TANK GIRL (1994)

Rachel Talalay adapte sans finesse une bande dessinée culte de la fin des années 80, muant Lori Petty en héroïne punk d'un futur post-apocalyptique

TANK GIRL

1994 – USA

Réalisé par Rachel Talalay

Avec Lori Petty, Ice-T, Naomi Watts, Malcolm McDowell, Iggy Pop, Don Harvey, Jeff Kober, Reg E. Cathey, Scott Coffey, Ann Cusack

THEMA FUTUR

Même si les deux premiers longs métrages de Rachel Talalay, La Fin de Freddy : l’Ultime Cauchemar et Ghost in the Machine, pouvaient largement prêter le flanc à moult critiques, ils témoignaient au moins d’une vraie passion pour le fantastique le plus débridé. Tank Girl, adapté d’une bande dessinée très branchée qu’Alan Martin et Jamie Hewlett créèrent en 1988, s’inscrit dans la même lignée, s’affirmant comme une œuvre décapante embourbée hélas dans une montagne de maladresses. Dans un futur post-apocalyptique dévoré par la sècheresse, que le scénario situe en 2033, la population, peuplée de mutants, convoite l’eau avec avidité. Après l’assassinat de ceux qu’elle aimait, Rebecca Buck, une jeune fille incarnée par Lori Petty, devient rebelle et vole un tank. Aidée par les Rippers, des mutants mi-hommes mi-animaux vivant sous terre, et de la timide Jet Girl (Naomi Watts), elle affronte la compagnie Water Power de Kesslee (Malcolm McDowell), qui détient le monopole des dernières ressources de la Terre. Tourné « à l’esbroufe », s’encombrant d’une bande originale racoleuse, s’exprimant visuellement par le tape à l’œil, Tank Girl érode peu à peu l’intérêt que les premières péripéties suscitent chez le spectateur. Pourtant, ce futur désertique (avec un navire échoué sur le sable, façon Rencontres du Troisième Type), cette armée malfaisante menée par l’impérial Malcolm McDowell ou encore cette blonde héroïne qui change de look à chaque scène (une vingtaine de tenues en tout, dont une allusion à l’accoutrement des « drougies » d’Orange Mécanique) éveillent la curiosité dans un premier temps. 
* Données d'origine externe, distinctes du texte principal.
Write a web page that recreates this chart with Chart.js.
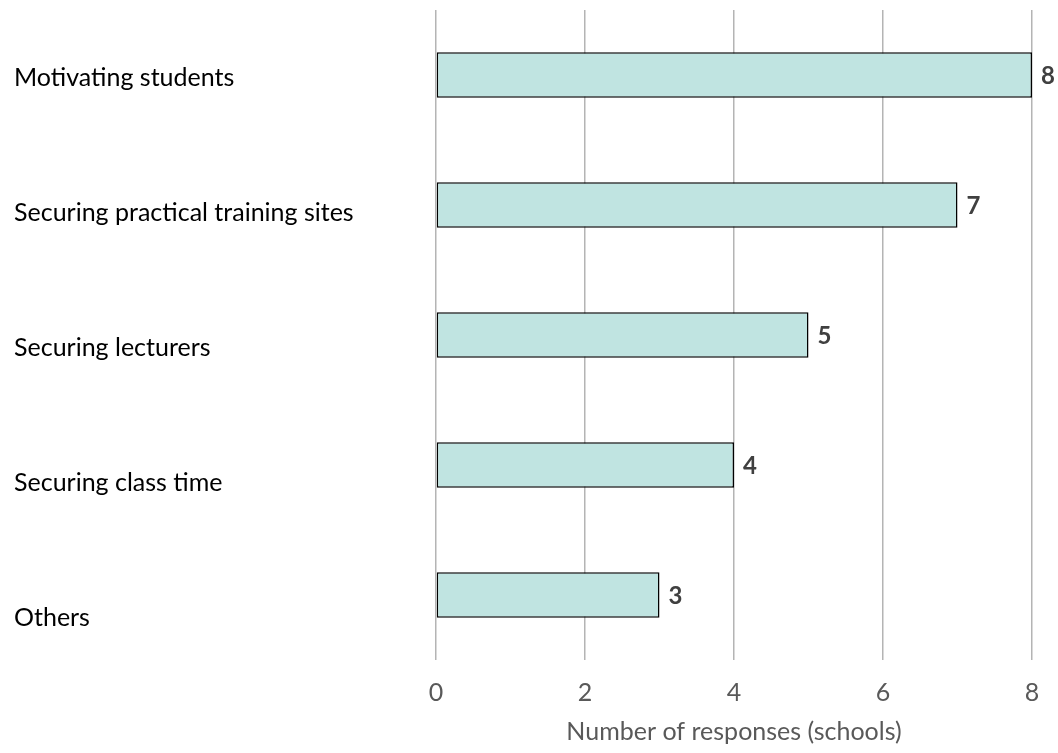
<!DOCTYPE html>
<html>
<head>
<meta charset="utf-8">
<script src="https://cdn.jsdelivr.net/npm/chart.js@4/dist/chart.umd.min.js"></script>
<style>
  html, body { margin: 0; padding: 0; background: #ffffff; }
  #wrap { width: 1058px; height: 753px; position: relative; }
</style>
</head>
<body>
<div id="wrap"><canvas id="chart" width="1058" height="753"></canvas></div>
<script>
// Difficulties reported by schools
const categories = [
  'Motivating students',
  'Securing practical training sites',
  'Securing lecturers',
  'Securing class time',
  'Others'
];
const responses = [8, 7, 5, 4, 3];
const xTicks = [0, 2, 4, 6, 8];
const xTitle = 'Number of responses (schools)';

const FONT = 'Lato, "Open Sans", sans-serif';

// Category names drawn left-aligned at the page edge
const categoryLabels = {
  id: 'categoryLabels',
  afterDraw(chart) {
    const { ctx, chartArea } = chart;
    const y = chart.scales.y;
    ctx.save();
    ctx.font = '25px ' + FONT;
    ctx.fillStyle = '#000000';
    ctx.textAlign = 'left';
    ctx.textBaseline = 'middle';
    categories.forEach((c, i) => {
      const py = y.getPixelForValue(i);
      ctx.fillText(c, 14, chartArea.top + (py - chartArea.top) * 1.04);
    });
    ctx.restore();
  }
};

// Value printed just past the end of each bar
const valueLabels = {
  id: 'valueLabels',
  afterDatasetsDraw(chart) {
    const { ctx } = chart;
    const meta = chart.getDatasetMeta(0);
    ctx.save();
    ctx.font = 'bold 24px ' + FONT;
    ctx.fillStyle = '#404040';
    ctx.textAlign = 'left';
    ctx.textBaseline = 'middle';
    meta.data.forEach((bar, i) => {
      ctx.fillText(String(chart.data.datasets[0].data[i]), bar.x + 9, bar.y + 1);
    });
    ctx.restore();
  }
};

new Chart(document.getElementById('chart'), {
  type: 'bar',
  data: {
    labels: categories,
    datasets: [{
      data: responses,
      backgroundColor: '#c0e4e1',
      borderColor: '#000000',
      borderWidth: 1.5,
      borderSkipped: false,
      barPercentage: 0.35,
      categoryPercentage: 1.0
    }]
  },
  options: {
    indexAxis: 'y',
    responsive: false,
    animation: false,
    devicePixelRatio: 1,
    layout: { padding: { left: 436, right: 26, top: 10, bottom: 0 } },
    plugins: {
      legend: { display: false },
      tooltip: { enabled: false },
      title: { display: false }
    },
    scales: {
      x: {
        type: 'linear',
        min: 0,
        max: 8,
        afterBuildTicks(scale) {
          scale.ticks = xTicks.map(v => ({ value: v }));
        },
        afterFit(scale) {
          scale.height = 93;
        },
        border: { display: false },
        grid: { color: '#b4b4b4', lineWidth: 1.5, drawTicks: false },
        ticks: {
          padding: 18,
          color: '#595959',
          font: { family: FONT, size: 25 }
        },
        title: {
          display: true,
          text: xTitle,
          color: '#595959',
          font: { family: FONT, size: 25 },
          padding: { top: 10, bottom: 6 }
        }
      },
      y: {
        type: 'category',
        display: false
      }
    }
  },
  plugins: [categoryLabels, valueLabels]
});
</script>
</body>
</html>
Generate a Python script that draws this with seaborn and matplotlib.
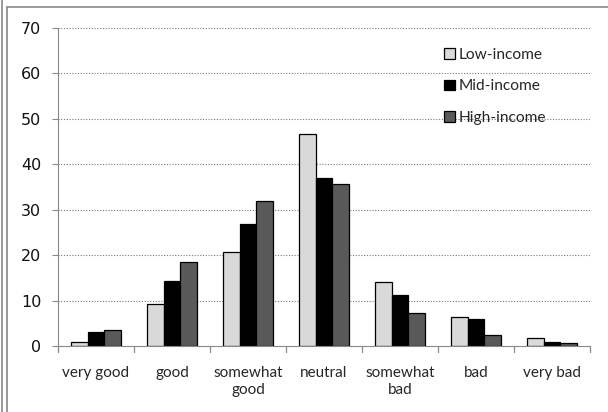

Il en est de même pour le style narratif, intercalant en guise de transitions des dessins (animés ou simplement filmés au banc-titre) qui évoquent la BD originale, et pour les thématiques générales du film qui défendent des idées séduisantes. Anticonformisme, lutte contre l’oppression et individualisme sont en effet les maîtres mots de Tank Girl. Mais bien vite, le scénario marque ses propres limites et finit par épuiser ses possibilités. Le décrochage complet de l’attention peut se situer assez précisément au moment de l’intervention des Rippers, des hommes animaux qui n’auraient pas dépareillé dans La Cité des Monstres. Créés par l’atelier de Stan Winston, ces kangourous anthropomorphes sont d’indéniables réussites techniques, mais n’offrent aucun intérêt dramatique, si ce n’est le prétexte à une love story quelque peu zoophile et à un affrontement final en règle contre les méchants.

Une love story zoophile

Et comme un film qui veut s’ériger de force en « cult movie » à grands coups de musique très mode (techno et rap y compris), de looks destroy (mi grunge, mi punk), de numéros musicaux parodiques (où plane l’ombre du Rocky Horror Picture Show), et d’effets de mise en scène sous influence (les onomatopées dessinées qui rythment le combat final sont tout droit héritées du Batman des sixties) devient rapidement agaçant, Tank Girl finit par susciter plus d’ennui que d’amusement. C’est d’autant plus dommage que ses deux héroïnes (Lori Petty, jusqu’alors bien sage second rôle de Point Break et Sauvez Willy, et Naomi Watts, future héroïne du Cercle et de King Kong) sont pleines d’attrait, que les effets spéciaux visuels sont très réussis et que le ton général est joyeusement loufoque.